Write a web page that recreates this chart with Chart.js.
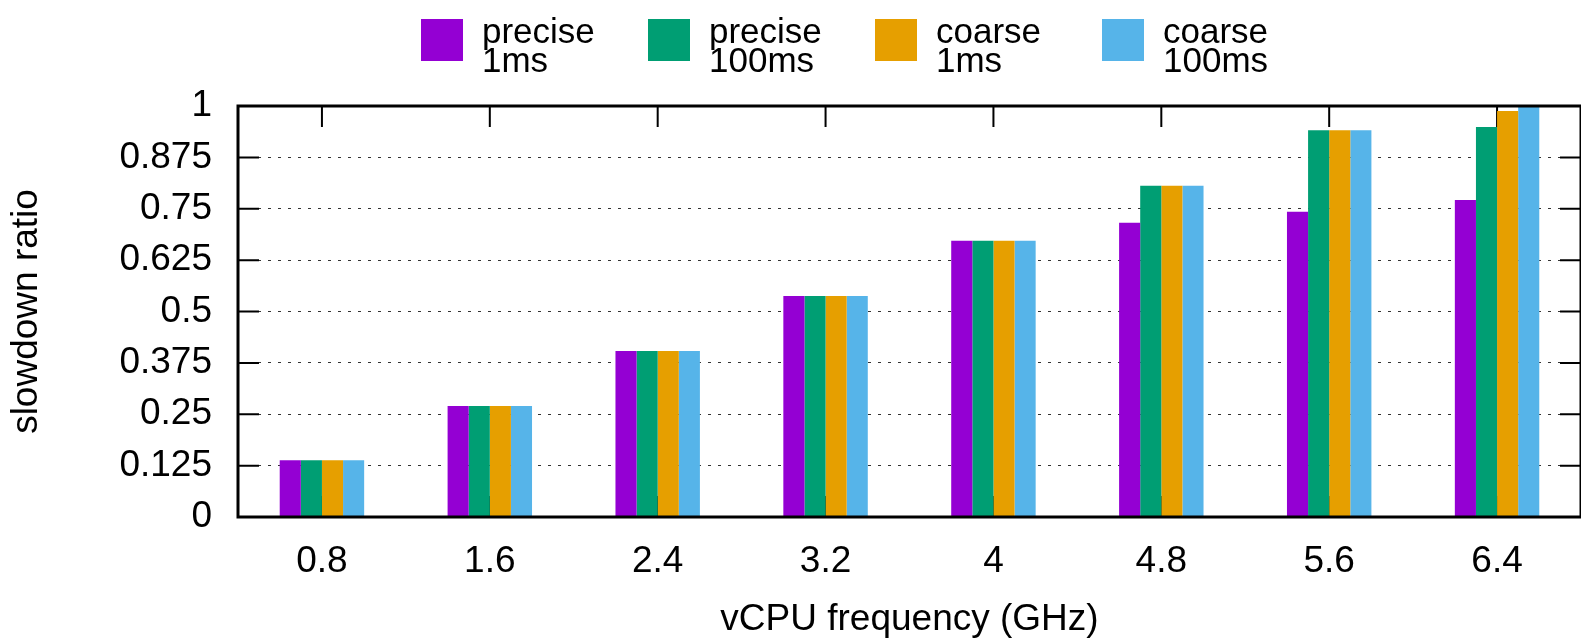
<!DOCTYPE html>
<html>
<head>
<meta charset="utf-8">
<title>slowdown ratio vs vCPU frequency</title>
<script src="https://cdn.jsdelivr.net/npm/chart.js@4.4.0/dist/chart.umd.min.js"></script>
<style>
  html, body { margin: 0; padding: 0; background: #fff; }
  canvas { display: block; }
</style>
</head>
<body>
<canvas id="slowdownChart" width="1581" height="640"></canvas>
<script>
// values
const frequencies = ['0.8', '1.6', '2.4', '3.2', '4', '4.8', '5.6', '6.4'];
const precise1ms   = [0.138, 0.270, 0.404, 0.538, 0.672, 0.716, 0.743, 0.771];
const precise100ms = [0.138, 0.270, 0.404, 0.538, 0.672, 0.806, 0.941, 0.949];
const coarse1ms    = [0.138, 0.270, 0.404, 0.538, 0.672, 0.806, 0.941, 0.988];
const coarse100ms  = [0.138, 0.270, 0.404, 0.538, 0.672, 0.806, 0.941, 1.0];
const seriesNames  = ['precise 1ms', 'precise 100ms', 'coarse 1ms', 'coarse 100ms'];
const seriesColors = ['#9400d3', '#009e73', '#e69f00', '#56b4e9'];
const yTicks = [0, 0.125, 0.25, 0.375, 0.5, 0.625, 0.75, 0.875, 1];

const FONT = '"Liberation Sans", Arial, Helvetica, sans-serif';

// gnuplot look: inward ticks on all four sides, heavy frame, two-line key on top
const gnuplotFrame = {
    id: 'gnuplotFrame',
    beforeDatasetsDraw(chart) {
        const { ctx, chartArea: a, scales: { x, y } } = chart;
        ctx.save();
        ctx.strokeStyle = '#000';
        ctx.lineWidth = 2;
        ctx.beginPath();
        y.ticks.forEach(t => {
            const py = y.getPixelForValue(t.value);
            ctx.moveTo(a.left, py);
            ctx.lineTo(a.left + 21, py);
            ctx.moveTo(a.right, py);
            ctx.lineTo(a.right - 21, py);
        });
        x.ticks.forEach((t, i) => {
            const px = x.getPixelForTick(i);
            ctx.moveTo(px, a.top);
            ctx.lineTo(px, a.top + 21);
            ctx.moveTo(px, a.bottom);
            ctx.lineTo(px, a.bottom - 21);
        });
        ctx.stroke();
        ctx.restore();
    },
    afterDatasetsDraw(chart) {
        const { ctx, chartArea: a } = chart;
        ctx.save();
        ctx.strokeStyle = '#000';
        ctx.lineWidth = 3;
        ctx.strokeRect(a.left, a.top, a.right - a.left, a.bottom - a.top);
        ctx.restore();
    },
    afterDraw(chart) {
        const ctx = chart.ctx;
        ctx.save();
        ctx.font = '35px ' + FONT;
        ctx.textBaseline = 'alphabetic';
        ctx.textAlign = 'left';
        chart.data.datasets.forEach((ds, i) => {
            const bx = 421 + i * 227;
            ctx.fillStyle = ds.backgroundColor;
            ctx.fillRect(bx, 19, 42, 42);
            ctx.fillStyle = '#000';
            ds.label.split(' ').forEach((line, j) => {
                ctx.fillText(line, bx + 61, 43 + j * 29);
            });
        });
        ctx.restore();
    }
};

const seriesValues = [precise1ms, precise100ms, coarse1ms, coarse100ms];

new Chart(document.getElementById('slowdownChart'), {
    type: 'bar',
    data: {
        labels: frequencies,
        datasets: seriesValues.map((values, i) => ({
            label: seriesNames[i],
            data: values,
            backgroundColor: seriesColors[i],
            borderWidth: 0,
            barPercentage: 1,
            categoryPercentage: 0.503
        }))
    },
    options: {
        responsive: false,
        animation: false,
        devicePixelRatio: 1,
        layout: { padding: { top: 106, right: -6, left: 0, bottom: 0 } },
        plugins: {
            legend: { display: false },
            tooltip: { enabled: false }
        },
        scales: {
            x: {
                offset: true,
                grid: { display: false, drawTicks: false },
                border: { display: false },
                ticks: {
                    color: '#000',
                    padding: 23,
                    maxRotation: 0,
                    font: { family: FONT, size: 37 }
                },
                title: {
                    display: true,
                    text: 'vCPU frequency (GHz)',
                    color: '#000',
                    font: { family: FONT, size: 37, lineHeight: 1 },
                    padding: { top: 0, bottom: 2 }
                },
                afterFit(scale) { scale.height = 123; }
            },
            y: {
                min: 0,
                max: 1,
                afterBuildTicks(scale) {
                    scale.ticks = yTicks.map(v => ({ value: v }));
                },
                grid: { color: '#333', lineWidth: 1, drawTicks: false },
                border: { display: false, dash: [3, 7] },
                ticks: {
                    color: '#000',
                    padding: 26,
                    font: { family: FONT, size: 37 },
                    callback: v => String(v)
                },
                title: {
                    display: true,
                    text: 'slowdown ratio',
                    color: '#000',
                    font: { family: FONT, size: 37 },
                    padding: { top: 5, bottom: 0 }
                },
                afterFit(scale) { scale.width = 238; }
            }
        }
    },
    plugins: [gnuplotFrame]
});
</script>
</body>
</html>
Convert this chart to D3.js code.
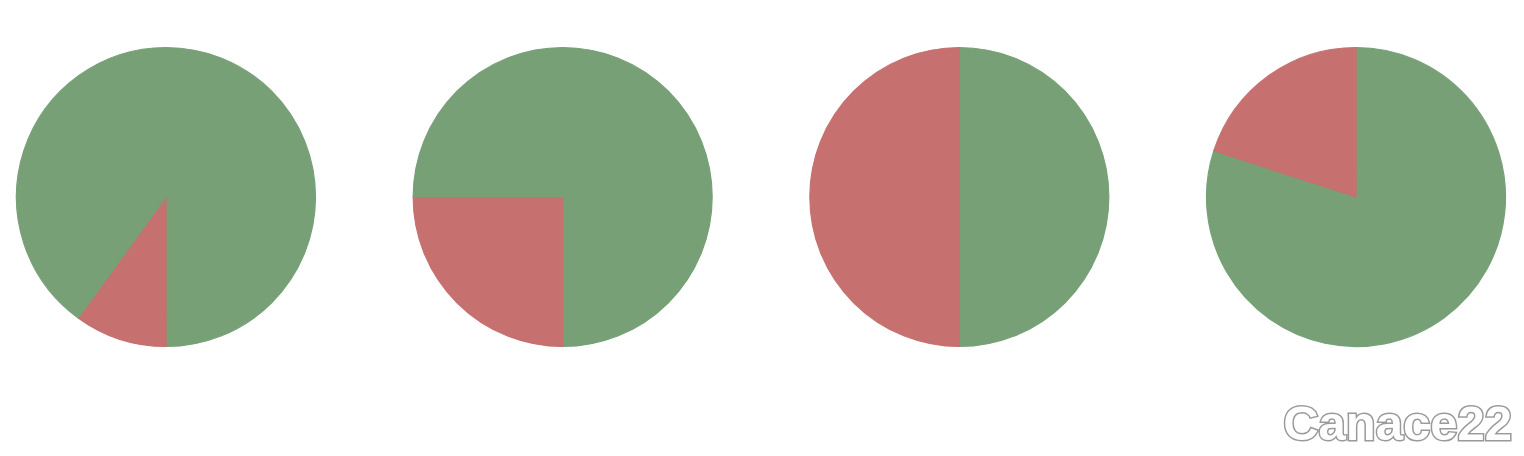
<!DOCTYPE html>
<html>
<head>
<meta charset="utf-8">
<script src="https://cdn.jsdelivr.net/npm/d3@7"></script>
<style>
  html, body { margin: 0; padding: 0; background: #fff; }
</style>
</head>
<body>
<div id="chart"></div>
<script>
// each pie: slice values clockwise from 12 o'clock, colours alternate green / red
var pies = ["pie1", "pie2", "pie3", "pie4"];
var sliceValues = [[50, 10, 40], [50, 25, 25], [50, 50], [80, 20]];
var sliceKinds = ["ok", "bad", "ok"];
var colors = { ok: "#77a077", bad: "#c6706f" };

var width = 1524, height = 456, radius = 150;

var svg = d3.select("#chart").append("svg").attr("width", width).attr("height", height);

var x = d3.scalePoint().domain(pies).range([166, 1356]);

var pie = d3.pie().sort(null).value(function(d) { return d; });
var arc = d3.arc().innerRadius(0).outerRadius(radius - 0.5);

var groups = svg.selectAll("g.pie")
  .data(pies).enter().append("g")
  .attr("class", "pie")
  .attr("transform", function(d) { return "translate(" + x(d) + ",197)"; });

groups.selectAll("path")
  .data(function(d, i) { return pie(sliceValues[i]); })
  .enter().append("path")
  .attr("d", arc)
  .style("fill", function(d) { return colors[sliceKinds[d.index]]; })
  .style("stroke", function(d) { return colors[sliceKinds[d.index]]; })
  .style("stroke-width", 1.2)
  .style("stroke-linejoin", "round");

// 水印
svg.append("text")
  .attr("x", 1512).attr("y", 440)
  .attr("text-anchor", "end")
  .style("font-family", "'Liberation Sans', Arial, sans-serif")
  .style("font-weight", "bold")
  .style("font-size", "49px")
  .style("fill", "#fff")
  .style("stroke", "#9a9a9a")
  .style("stroke-width", 3)
  .style("paint-order", "stroke")
  .text("Canace22");
</script>
</body>
</html>
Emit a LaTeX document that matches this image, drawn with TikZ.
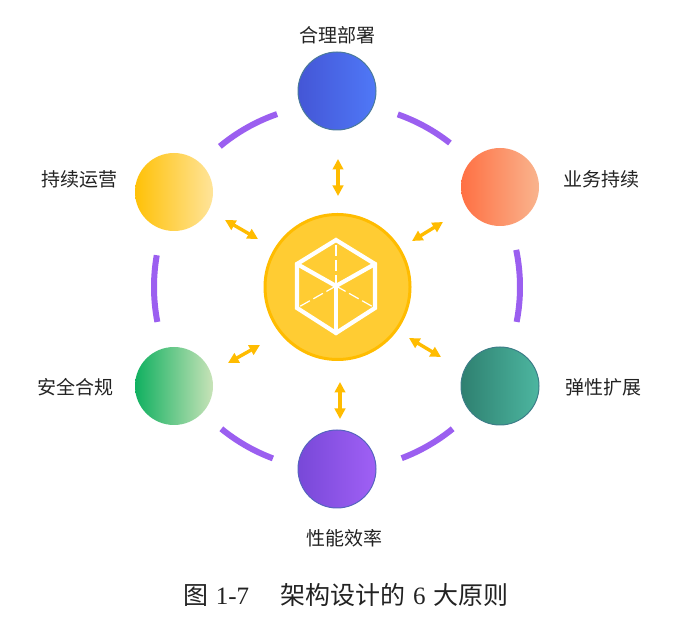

+--

All of the entries need to be transcribed word for word; pictures are left out.

▶ _Result of the task_
Write a web page that recreates this chart with Chart.js.
<!DOCTYPE html>
<html>
<head>
<meta charset="utf-8">
<title>slowdown ratio vs vCPU frequency</title>
<script src="https://cdn.jsdelivr.net/npm/chart.js@4.4.0/dist/chart.umd.min.js"></script>
<style>
  html, body { margin: 0; padding: 0; background: #fff; }
  canvas { display: block; }
</style>
</head>
<body>
<canvas id="slowdownChart" width="1581" height="640"></canvas>
<script>
// values
const frequencies = ['0.8', '1.6', '2.4', '3.2', '4', '4.8', '5.6', '6.4'];
const precise1ms   = [0.138, 0.270, 0.404, 0.538, 0.672, 0.716, 0.743, 0.771];
const precise100ms = [0.138, 0.270, 0.404, 0.538, 0.672, 0.806, 0.941, 0.949];
const coarse1ms    = [0.138, 0.270, 0.404, 0.538, 0.672, 0.806, 0.941, 0.988];
const coarse100ms  = [0.138, 0.270, 0.404, 0.538, 0.672, 0.806, 0.941, 1.0];
const seriesNames  = ['precise 1ms', 'precise 100ms', 'coarse 1ms', 'coarse 100ms'];
const seriesColors = ['#9400d3', '#009e73', '#e69f00', '#56b4e9'];
const yTicks = [0, 0.125, 0.25, 0.375, 0.5, 0.625, 0.75, 0.875, 1];

const FONT = '"Liberation Sans", Arial, Helvetica, sans-serif';

// gnuplot look: inward ticks on all four sides, heavy frame, two-line key on top
const gnuplotFrame = {
    id: 'gnuplotFrame',
    beforeDatasetsDraw(chart) {
        const { ctx, chartArea: a, scales: { x, y } } = chart;
        ctx.save();
        ctx.strokeStyle = '#000';
        ctx.lineWidth = 2;
        ctx.beginPath();
        y.ticks.forEach(t => {
            const py = y.getPixelForValue(t.value);
            ctx.moveTo(a.left, py);
            ctx.lineTo(a.left + 21, py);
            ctx.moveTo(a.right, py);
            ctx.lineTo(a.right - 21, py);
        });
        x.ticks.forEach((t, i) => {
            const px = x.getPixelForTick(i);
            ctx.moveTo(px, a.top);
            ctx.lineTo(px, a.top + 21);
            ctx.moveTo(px, a.bottom);
            ctx.lineTo(px, a.bottom - 21);
        });
        ctx.stroke();
        ctx.restore();
    },
    afterDatasetsDraw(chart) {
        const { ctx, chartArea: a } = chart;
        ctx.save();
        ctx.strokeStyle = '#000';
        ctx.lineWidth = 3;
        ctx.strokeRect(a.left, a.top, a.right - a.left, a.bottom - a.top);
        ctx.restore();
    },
    afterDraw(chart) {
        const ctx = chart.ctx;
        ctx.save();
        ctx.font = '35px ' + FONT;
        ctx.textBaseline = 'alphabetic';
        ctx.textAlign = 'left';
        chart.data.datasets.forEach((ds, i) => {
            const bx = 421 + i * 227;
            ctx.fillStyle = ds.backgroundColor;
            ctx.fillRect(bx, 19, 42, 42);
            ctx.fillStyle = '#000';
            ds.label.split(' ').forEach((line, j) => {
                ctx.fillText(line, bx + 61, 43 + j * 29);
            });
        });
        ctx.restore();
    }
};

const seriesValues = [precise1ms, precise100ms, coarse1ms, coarse100ms];

new Chart(document.getElementById('slowdownChart'), {
    type: 'bar',
    data: {
        labels: frequencies,
        datasets: seriesValues.map((values, i) => ({
            label: seriesNames[i],
            data: values,
            backgroundColor: seriesColors[i],
            borderWidth: 0,
            barPercentage: 1,
            categoryPercentage: 0.503
        }))
    },
    options: {
        responsive: false,
        animation: false,
        devicePixelRatio: 1,
        layout: { padding: { top: 106, right: -6, left: 0, bottom: 0 } },
        plugins: {
            legend: { display: false },
            tooltip: { enabled: false }
        },
        scales: {
            x: {
                offset: true,
                grid: { display: false, drawTicks: false },
                border: { display: false },
                ticks: {
                    color: '#000',
                    padding: 23,
                    maxRotation: 0,
                    font: { family: FONT, size: 37 }
                },
                title: {
                    display: true,
                    text: 'vCPU frequency (GHz)',
                    color: '#000',
                    font: { family: FONT, size: 37, lineHeight: 1 },
                    padding: { top: 0, bottom: 2 }
                },
                afterFit(scale) { scale.height = 123; }
            },
            y: {
                min: 0,
                max: 1,
                afterBuildTicks(scale) {
                    scale.ticks = yTicks.map(v => ({ value: v }));
                },
                grid: { color: '#333', lineWidth: 1, drawTicks: false },
                border: { display: false, dash: [3, 7] },
                ticks: {
                    color: '#000',
                    padding: 26,
                    font: { family: FONT, size: 37 },
                    callback: v => String(v)
                },
                title: {
                    display: true,
                    text: 'slowdown ratio',
                    color: '#000',
                    font: { family: FONT, size: 37 },
                    padding: { top: 5, bottom: 0 }
                },
                afterFit(scale) { scale.width = 238; }
            }
        }
    },
    plugins: [gnuplotFrame]
});
</script>
</body>
</html>
Convert this chart to D3.js code.
<!DOCTYPE html>
<html>
<head>
<meta charset="utf-8">
<script src="https://cdn.jsdelivr.net/npm/d3@7"></script>
<style>
  html, body { margin: 0; padding: 0; background: #fff; }
</style>
</head>
<body>
<div id="chart"></div>
<script>
// each pie: slice values clockwise from 12 o'clock, colours alternate green / red
var pies = ["pie1", "pie2", "pie3", "pie4"];
var sliceValues = [[50, 10, 40], [50, 25, 25], [50, 50], [80, 20]];
var sliceKinds = ["ok", "bad", "ok"];
var colors = { ok: "#77a077", bad: "#c6706f" };

var width = 1524, height = 456, radius = 150;

var svg = d3.select("#chart").append("svg").attr("width", width).attr("height", height);

var x = d3.scalePoint().domain(pies).range([166, 1356]);

var pie = d3.pie().sort(null).value(function(d) { return d; });
var arc = d3.arc().innerRadius(0).outerRadius(radius - 0.5);

var groups = svg.selectAll("g.pie")
  .data(pies).enter().append("g")
  .attr("class", "pie")
  .attr("transform", function(d) { return "translate(" + x(d) + ",197)"; });

groups.selectAll("path")
  .data(function(d, i) { return pie(sliceValues[i]); })
  .enter().append("path")
  .attr("d", arc)
  .style("fill", function(d) { return colors[sliceKinds[d.index]]; })
  .style("stroke", function(d) { return colors[sliceKinds[d.index]]; })
  .style("stroke-width", 1.2)
  .style("stroke-linejoin", "round");

// 水印
svg.append("text")
  .attr("x", 1512).attr("y", 440)
  .attr("text-anchor", "end")
  .style("font-family", "'Liberation Sans', Arial, sans-serif")
  .style("font-weight", "bold")
  .style("font-size", "49px")
  .style("fill", "#fff")
  .style("stroke", "#9a9a9a")
  .style("stroke-width", 3)
  .style("paint-order", "stroke")
  .text("Canace22");
</script>
</body>
</html>
Emit a LaTeX document that matches this image, drawn with TikZ.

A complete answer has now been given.